▶ _Set task_: Output each entry exactly; skip nothing.

### Supplied data ###

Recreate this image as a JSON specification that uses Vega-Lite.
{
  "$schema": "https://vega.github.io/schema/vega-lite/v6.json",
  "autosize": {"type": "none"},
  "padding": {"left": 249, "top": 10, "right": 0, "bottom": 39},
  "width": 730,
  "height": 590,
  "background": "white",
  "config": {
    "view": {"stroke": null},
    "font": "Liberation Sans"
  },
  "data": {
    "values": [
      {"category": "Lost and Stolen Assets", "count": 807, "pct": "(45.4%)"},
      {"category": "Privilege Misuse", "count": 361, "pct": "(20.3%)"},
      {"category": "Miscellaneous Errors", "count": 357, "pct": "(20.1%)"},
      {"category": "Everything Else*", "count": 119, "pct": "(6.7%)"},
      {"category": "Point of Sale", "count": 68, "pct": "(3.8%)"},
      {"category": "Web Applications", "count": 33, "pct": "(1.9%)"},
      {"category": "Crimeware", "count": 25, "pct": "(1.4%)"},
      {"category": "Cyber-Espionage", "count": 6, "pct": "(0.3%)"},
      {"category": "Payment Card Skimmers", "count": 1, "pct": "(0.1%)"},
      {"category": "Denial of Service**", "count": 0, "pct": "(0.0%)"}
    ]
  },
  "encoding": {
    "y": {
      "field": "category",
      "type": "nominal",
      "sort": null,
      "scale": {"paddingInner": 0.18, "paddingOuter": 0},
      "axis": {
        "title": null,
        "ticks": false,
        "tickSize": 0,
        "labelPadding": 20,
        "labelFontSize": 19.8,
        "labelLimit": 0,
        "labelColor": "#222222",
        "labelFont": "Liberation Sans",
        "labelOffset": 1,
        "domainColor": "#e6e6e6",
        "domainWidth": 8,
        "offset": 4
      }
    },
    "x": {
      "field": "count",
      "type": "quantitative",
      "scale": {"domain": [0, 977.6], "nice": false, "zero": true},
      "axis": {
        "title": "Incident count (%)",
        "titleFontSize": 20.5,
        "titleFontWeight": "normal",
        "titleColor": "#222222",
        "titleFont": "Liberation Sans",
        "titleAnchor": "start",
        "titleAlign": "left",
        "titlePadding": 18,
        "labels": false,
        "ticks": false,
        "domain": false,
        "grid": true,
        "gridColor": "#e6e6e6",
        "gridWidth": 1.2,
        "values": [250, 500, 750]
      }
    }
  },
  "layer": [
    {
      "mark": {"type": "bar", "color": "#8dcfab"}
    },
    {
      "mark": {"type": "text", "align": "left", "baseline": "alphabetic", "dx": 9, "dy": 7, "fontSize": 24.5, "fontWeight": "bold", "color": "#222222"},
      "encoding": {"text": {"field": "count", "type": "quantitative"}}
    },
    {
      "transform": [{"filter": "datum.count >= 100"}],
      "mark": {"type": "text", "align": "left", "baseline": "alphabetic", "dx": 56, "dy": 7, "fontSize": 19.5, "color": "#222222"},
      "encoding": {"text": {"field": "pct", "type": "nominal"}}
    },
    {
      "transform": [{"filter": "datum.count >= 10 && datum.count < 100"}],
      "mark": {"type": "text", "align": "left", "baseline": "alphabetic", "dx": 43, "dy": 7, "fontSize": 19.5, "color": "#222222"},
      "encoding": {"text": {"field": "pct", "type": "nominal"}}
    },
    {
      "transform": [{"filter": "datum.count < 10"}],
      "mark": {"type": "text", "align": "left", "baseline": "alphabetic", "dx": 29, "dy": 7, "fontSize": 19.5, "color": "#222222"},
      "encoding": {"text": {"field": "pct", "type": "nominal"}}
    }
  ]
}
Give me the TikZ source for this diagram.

###

▶ _Response_:
Recreate this image as a JSON specification that uses Vega-Lite.
{
  "$schema": "https://vega.github.io/schema/vega-lite/v6.json",
  "autosize": {"type": "none"},
  "padding": {"left": 249, "top": 10, "right": 0, "bottom": 39},
  "width": 730,
  "height": 590,
  "background": "white",
  "config": {
    "view": {"stroke": null},
    "font": "Liberation Sans"
  },
  "data": {
    "values": [
      {"category": "Lost and Stolen Assets", "count": 807, "pct": "(45.4%)"},
      {"category": "Privilege Misuse", "count": 361, "pct": "(20.3%)"},
      {"category": "Miscellaneous Errors", "count": 357, "pct": "(20.1%)"},
      {"category": "Everything Else*", "count": 119, "pct": "(6.7%)"},
      {"category": "Point of Sale", "count": 68, "pct": "(3.8%)"},
      {"category": "Web Applications", "count": 33, "pct": "(1.9%)"},
      {"category": "Crimeware", "count": 25, "pct": "(1.4%)"},
      {"category": "Cyber-Espionage", "count": 6, "pct": "(0.3%)"},
      {"category": "Payment Card Skimmers", "count": 1, "pct": "(0.1%)"},
      {"category": "Denial of Service**", "count": 0, "pct": "(0.0%)"}
    ]
  },
  "encoding": {
    "y": {
      "field": "category",
      "type": "nominal",
      "sort": null,
      "scale": {"paddingInner": 0.18, "paddingOuter": 0},
      "axis": {
        "title": null,
        "ticks": false,
        "tickSize": 0,
        "labelPadding": 20,
        "labelFontSize": 19.8,
        "labelLimit": 0,
        "labelColor": "#222222",
        "labelFont": "Liberation Sans",
        "labelOffset": 1,
        "domainColor": "#e6e6e6",
        "domainWidth": 8,
        "offset": 4
      }
    },
    "x": {
      "field": "count",
      "type": "quantitative",
      "scale": {"domain": [0, 977.6], "nice": false, "zero": true},
      "axis": {
        "title": "Incident count (%)",
        "titleFontSize": 20.5,
        "titleFontWeight": "normal",
        "titleColor": "#222222",
        "titleFont": "Liberation Sans",
        "titleAnchor": "start",
        "titleAlign": "left",
        "titlePadding": 18,
        "labels": false,
        "ticks": false,
        "domain": false,
        "grid": true,
        "gridColor": "#e6e6e6",
        "gridWidth": 1.2,
        "values": [250, 500, 750]
      }
    }
  },
  "layer": [
    {
      "mark": {"type": "bar", "color": "#8dcfab"}
    },
    {
      "mark": {"type": "text", "align": "left", "baseline": "alphabetic", "dx": 9, "dy": 7, "fontSize": 24.5, "fontWeight": "bold", "color": "#222222"},
      "encoding": {"text": {"field": "count", "type": "quantitative"}}
    },
    {
      "transform": [{"filter": "datum.count >= 100"}],
      "mark": {"type": "text", "align": "left", "baseline": "alphabetic", "dx": 56, "dy": 7, "fontSize": 19.5, "color": "#222222"},
      "encoding": {"text": {"field": "pct", "type": "nominal"}}
    },
    {
      "transform": [{"filter": "datum.count >= 10 && datum.count < 100"}],
      "mark": {"type": "text", "align": "left", "baseline": "alphabetic", "dx": 43, "dy": 7, "fontSize": 19.5, "color": "#222222"},
      "encoding": {"text": {"field": "pct", "type": "nominal"}}
    },
    {
      "transform": [{"filter": "datum.count < 10"}],
      "mark": {"type": "text", "align": "left", "baseline": "alphabetic", "dx": 29, "dy": 7, "fontSize": 19.5, "color": "#222222"},
      "encoding": {"text": {"field": "pct", "type": "nominal"}}
    }
  ]
}
Give me the TikZ source for this diagram.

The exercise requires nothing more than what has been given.